Geçtiğimiz günlerde Cumhurbaşkanı'nın
Ermeni Patriğine mektup yazdığı ve mektubunda "1. Dünya Savaşında
hayatını kaybeden Osmanlı Ermenilerini saygıyla anıyor ve torunlarına içten
taziye iletiyorum" ifadelerine yer verdiği basına yansıdı.
Bir yandan konunun tarihçilere bırakılmasını talep ediyoruz, diğer yandan
ülkenin (1) nolu siyasetçisi, İstanbul Vali Muavini ile muhatap olma
düzeyindeki patrik efendiye muhatap
oluyor. Türkiye'nin savunduğu teze göre bu Ermeniler Osmanlı'ya ihanet etmiş ve
tehcire tabi tutulmak zorunda kalınmamış mıydı?

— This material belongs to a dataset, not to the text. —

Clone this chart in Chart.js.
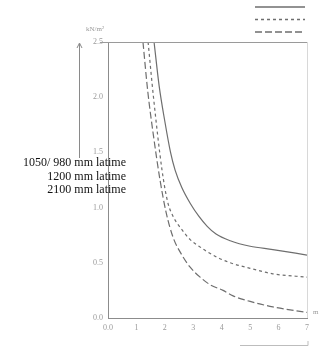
<!DOCTYPE html>
<html>
<head>
<meta charset="utf-8">
<script src="https://cdn.jsdelivr.net/npm/chart.js@4/dist/chart.umd.min.js"></script>
<style>
  body { margin: 0; background: #fff; }
  #wrap { width: 325px; height: 347px; position: relative; }
</style>
</head>
<body>
<div id="wrap"><canvas id="myChart" width="325" height="347"></canvas></div>
<script>
// valori
const seriesNames = ['1050/ 980 mm latime', '1200 mm latime', '2100 mm latime'];
const xTicks = [0, 1, 2, 3, 4, 5, 6, 7];
const yTicks = [0, 0.5, 1.0, 1.5, 2.0, 2.5];

const xSolid = [1.62, 1.8, 2.0, 2.2, 2.36, 2.6, 2.89, 3.2, 3.49, 3.8, 4.3, 5.0, 5.8, 7.0];
const ySolid = [2.5, 2.1, 1.78, 1.5, 1.34, 1.18, 1.04, 0.92, 0.83, 0.76, 0.70, 0.65, 0.62, 0.57];

const xShort = [1.41, 1.6, 1.9, 2.1, 2.29, 2.6, 2.89, 3.2, 3.49, 3.84, 4.3, 5.0, 5.8, 7.0];
const yShort = [2.5, 2.0, 1.34, 1.05, 0.92, 0.80, 0.71, 0.65, 0.60, 0.55, 0.50, 0.45, 0.40, 0.37];

const xLong = [1.23, 1.4, 1.6, 1.83, 2.05, 2.29, 2.6, 2.89, 3.24, 3.6, 4.05, 4.4, 5.0, 5.8, 7.0];
const yLong = [2.5, 2.05, 1.65, 1.25, 0.95, 0.73, 0.57, 0.46, 0.37, 0.30, 0.25, 0.20, 0.15, 0.10, 0.05];

function pts(xs, ys) {
  return xs.map((x, i) => ({ x: x, y: ys[i] }));
}

const lineColor = '#6e6e6e';
const dashes = [[], [3, 3], [7, 3]];

// rama, legenda si textele laterale
const extras = {
  id: 'extras',
  afterDraw(chart) {
    const ctx = chart.ctx;
    const a = chart.chartArea;
    ctx.save();
    ctx.strokeStyle = '#9a9a9a';
    ctx.lineWidth = 1;
    ctx.beginPath();
    ctx.moveTo(a.left - 8, a.top + 0.5);
    ctx.lineTo(a.right + 0.5, a.top + 0.5);
    ctx.stroke();
    ctx.strokeStyle = '#d8d8d8';
    ctx.beginPath();
    ctx.moveTo(a.right + 0.5, a.top);
    ctx.lineTo(a.right + 0.5, a.bottom);
    ctx.stroke();

    // sageata axei
    ctx.strokeStyle = '#8a8a8a';
    ctx.beginPath();
    ctx.moveTo(79.5, 44);
    ctx.lineTo(79.5, 158);
    ctx.moveTo(77, 48);
    ctx.lineTo(79.5, 43);
    ctx.lineTo(82, 48);
    ctx.stroke();
    // linie jos
    ctx.strokeStyle = '#bdbdbd';
    ctx.beginPath();
    ctx.moveTo(240, 345.5);
    ctx.lineTo(308, 345.5);
    ctx.lineTo(308, 341);
    ctx.stroke();

    // legenda (doar linii)
    chart.data.datasets.forEach((ds, i) => {
      const y = 7 + i * 12.5;
      ctx.strokeStyle = ds.borderColor;
      ctx.lineWidth = 1.3;
      ctx.setLineDash(ds.borderDash);
      ctx.beginPath();
      ctx.moveTo(255, y);
      ctx.lineTo(305, y);
      ctx.stroke();
    });
    ctx.setLineDash([]);

    ctx.fillStyle = '#111';
    ctx.font = '12px "Liberation Serif"';
    ctx.textAlign = 'right';
    ctx.textBaseline = 'middle';
    seriesNames.forEach((s, i) => {
      ctx.fillText(s, 126, 163 + i * 13.5);
    });

    ctx.fillStyle = '#999';
    ctx.font = '7px "Liberation Serif"';
    ctx.textAlign = 'left';
    ctx.fillText('kN/m²', 86, 29);
    ctx.fillText('m', 313, 312);
    ctx.restore();
  }
};

const config = {
  type: 'line',
  data: {
    datasets: seriesNames.map((name, i) => ({
      label: name,
      data: pts([xSolid, xShort, xLong][i], [ySolid, yShort, yLong][i]),
      borderColor: lineColor,
      borderWidth: 1.2,
      borderDash: dashes[i],
      pointRadius: 0,
      cubicInterpolationMode: 'monotone',
      fill: false
    }))
  },
  options: {
    responsive: false,
    animation: false,
    layout: { padding: { left: 0, top: 42, right: 18, bottom: 0 } },
    plugins: { legend: { display: false }, tooltip: { enabled: false } },
    scales: {
      x: {
        type: 'linear',
        min: 0, max: 7,
        afterBuildTicks: (s) => { s.ticks = xTicks.map(v => ({ value: v })); },
        afterFit: (s) => { s.height = 29; },
        grid: { display: false, drawTicks: false },
        border: { color: '#8c8c8c' },
        ticks: {
          color: '#9a9a9a',
          font: { family: 'Liberation Serif', size: 8 },
          padding: 5,
          callback: (v) => v === 0 ? '0.0' : String(v)
        }
      },
      y: {
        min: 0, max: 2.5,
        afterBuildTicks: (s) => { s.ticks = yTicks.map(v => ({ value: v })); },
        afterFit: (s) => { s.width = 108; },
        grid: { display: false, drawTicks: false },
        border: { color: '#8c8c8c' },
        ticks: {
          color: '#9a9a9a',
          font: { family: 'Liberation Serif', size: 8 },
          padding: 5,
          callback: (v) => v.toFixed(1)
        }
      }
    }
  },
  plugins: [extras]
};

new Chart(document.getElementById('myChart'), config);
</script>
</body>
</html>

Üstelik, sanki başka gün kalmamış gibi,
mektup, bütün dünyanın "Ermeni soykırımı" günü olarak andığı 24 Nisan
günü yazılıyor ve böylece o güne Ermenilerin yüklediği anlam da tanınmış
oluyordu.
Cumhurbaşkanının bu girişimi,
"genocide" dememek karşılığında, Trump'ın "ricası" üzerine
yaptığı akla geliyor. Sürekli geri adım atılıyor.
Bazı CHP’liler tarafından saçma sapan açıklamalar
yapılıyor ama, Kurultaydan geçen Programın 131/132 sayfalarında Ermenistan ile
ilişkiler ve "soykırım" iddiaları hakkında, tüm parti üyelerini de bağlayan Parti'nin tutumu her vasat zeka ve kültürdeki
kişinin anlayabileceği şekilde açıklanıyor. "Soykırım" iddiaları
hakkında aynen şu ifade yer alıyor:
"CHP, Sözde Ermeni Soykırımı iddiası ile ülkemizin
haksız önyargılarla suçlanmasına karşı bugüne kadar Partimiz öncülüğünde
sürdürülen kararlı duruşa sahip çıkmaya devam edecektir."
Program daha da ileri gidiyor, Ermenistan ile
ilişkilerin normalleşmesinin koşulları arasında, bu ülkenin, "...dünyadaki
Ermeni örgütleri vasıtasıyla Türkiye’ye karşı uluslararası hukuka aykırı
biçimde soykırım iddiasıyla girişimlerde bulunmaktan vazgeçmesini de
sayıyor.
CHP'nin sözde Ermeni soykırımı hakkında tüm partileri
bağlayan programına yansıyan tutumu bu kadar nettir.
Tabii düşünce özgürlüğü kapsamında bu düşüncelerin
aksini benimseyenler varsa bunların yapması gereken partiden istifa etmektir.